WHAT IS ASKED: Restate the entire listing word for word.

_ _ _ _ _ _ _

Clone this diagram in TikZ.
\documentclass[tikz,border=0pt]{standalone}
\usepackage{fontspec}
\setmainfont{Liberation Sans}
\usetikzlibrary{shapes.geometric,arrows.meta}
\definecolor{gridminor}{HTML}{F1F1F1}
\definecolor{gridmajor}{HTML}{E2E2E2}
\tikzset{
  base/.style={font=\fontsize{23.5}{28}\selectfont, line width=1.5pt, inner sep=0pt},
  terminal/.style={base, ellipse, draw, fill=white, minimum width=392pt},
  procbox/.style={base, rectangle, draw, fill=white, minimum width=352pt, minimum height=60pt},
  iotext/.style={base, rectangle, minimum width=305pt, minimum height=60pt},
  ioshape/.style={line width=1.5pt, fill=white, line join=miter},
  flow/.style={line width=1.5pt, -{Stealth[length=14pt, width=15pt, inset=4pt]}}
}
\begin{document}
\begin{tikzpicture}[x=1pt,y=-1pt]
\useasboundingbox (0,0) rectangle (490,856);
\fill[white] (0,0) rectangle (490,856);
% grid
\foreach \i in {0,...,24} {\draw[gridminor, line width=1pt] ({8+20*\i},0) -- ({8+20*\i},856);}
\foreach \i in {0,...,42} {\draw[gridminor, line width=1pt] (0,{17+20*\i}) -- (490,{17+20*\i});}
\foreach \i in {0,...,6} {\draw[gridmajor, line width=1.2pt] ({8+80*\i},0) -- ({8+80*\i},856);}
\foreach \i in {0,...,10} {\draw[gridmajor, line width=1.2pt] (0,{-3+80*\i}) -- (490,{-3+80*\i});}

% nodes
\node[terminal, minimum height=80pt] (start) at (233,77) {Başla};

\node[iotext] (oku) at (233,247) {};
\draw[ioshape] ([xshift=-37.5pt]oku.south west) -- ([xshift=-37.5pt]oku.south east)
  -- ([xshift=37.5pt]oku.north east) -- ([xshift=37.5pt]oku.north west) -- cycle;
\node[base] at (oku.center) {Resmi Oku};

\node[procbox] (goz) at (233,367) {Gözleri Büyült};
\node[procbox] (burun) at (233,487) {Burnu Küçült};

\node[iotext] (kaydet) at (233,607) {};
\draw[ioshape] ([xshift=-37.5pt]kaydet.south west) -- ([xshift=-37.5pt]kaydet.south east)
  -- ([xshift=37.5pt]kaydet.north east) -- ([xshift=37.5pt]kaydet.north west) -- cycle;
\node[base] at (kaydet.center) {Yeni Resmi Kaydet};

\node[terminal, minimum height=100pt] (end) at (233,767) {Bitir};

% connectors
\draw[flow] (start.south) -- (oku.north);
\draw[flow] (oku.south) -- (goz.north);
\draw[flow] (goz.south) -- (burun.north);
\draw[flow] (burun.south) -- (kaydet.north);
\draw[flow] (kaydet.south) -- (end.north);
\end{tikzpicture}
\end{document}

_ _ _ _ _ _ _

REPLY:
Clone this diagram in TikZ.
\documentclass[tikz,border=0pt]{standalone}
\usepackage{fontspec}
\setmainfont{Liberation Sans}
\usetikzlibrary{shapes.geometric,arrows.meta}
\definecolor{gridminor}{HTML}{F1F1F1}
\definecolor{gridmajor}{HTML}{E2E2E2}
\tikzset{
  base/.style={font=\fontsize{23.5}{28}\selectfont, line width=1.5pt, inner sep=0pt},
  terminal/.style={base, ellipse, draw, fill=white, minimum width=392pt},
  procbox/.style={base, rectangle, draw, fill=white, minimum width=352pt, minimum height=60pt},
  iotext/.style={base, rectangle, minimum width=305pt, minimum height=60pt},
  ioshape/.style={line width=1.5pt, fill=white, line join=miter},
  flow/.style={line width=1.5pt, -{Stealth[length=14pt, width=15pt, inset=4pt]}}
}
\begin{document}
\begin{tikzpicture}[x=1pt,y=-1pt]
\useasboundingbox (0,0) rectangle (490,856);
\fill[white] (0,0) rectangle (490,856);
% grid
\foreach \i in {0,...,24} {\draw[gridminor, line width=1pt] ({8+20*\i},0) -- ({8+20*\i},856);}
\foreach \i in {0,...,42} {\draw[gridminor, line width=1pt] (0,{17+20*\i}) -- (490,{17+20*\i});}
\foreach \i in {0,...,6} {\draw[gridmajor, line width=1.2pt] ({8+80*\i},0) -- ({8+80*\i},856);}
\foreach \i in {0,...,10} {\draw[gridmajor, line width=1.2pt] (0,{-3+80*\i}) -- (490,{-3+80*\i});}

% nodes
\node[terminal, minimum height=80pt] (start) at (233,77) {Başla};

\node[iotext] (oku) at (233,247) {};
\draw[ioshape] ([xshift=-37.5pt]oku.south west) -- ([xshift=-37.5pt]oku.south east)
  -- ([xshift=37.5pt]oku.north east) -- ([xshift=37.5pt]oku.north west) -- cycle;
\node[base] at (oku.center) {Resmi Oku};

\node[procbox] (goz) at (233,367) {Gözleri Büyült};
\node[procbox] (burun) at (233,487) {Burnu Küçült};

\node[iotext] (kaydet) at (233,607) {};
\draw[ioshape] ([xshift=-37.5pt]kaydet.south west) -- ([xshift=-37.5pt]kaydet.south east)
  -- ([xshift=37.5pt]kaydet.north east) -- ([xshift=37.5pt]kaydet.north west) -- cycle;
\node[base] at (kaydet.center) {Yeni Resmi Kaydet};

\node[terminal, minimum height=100pt] (end) at (233,767) {Bitir};

% connectors
\draw[flow] (start.south) -- (oku.north);
\draw[flow] (oku.south) -- (goz.north);
\draw[flow] (goz.south) -- (burun.north);
\draw[flow] (burun.south) -- (kaydet.north);
\draw[flow] (kaydet.south) -- (end.north);
\end{tikzpicture}
\end{document}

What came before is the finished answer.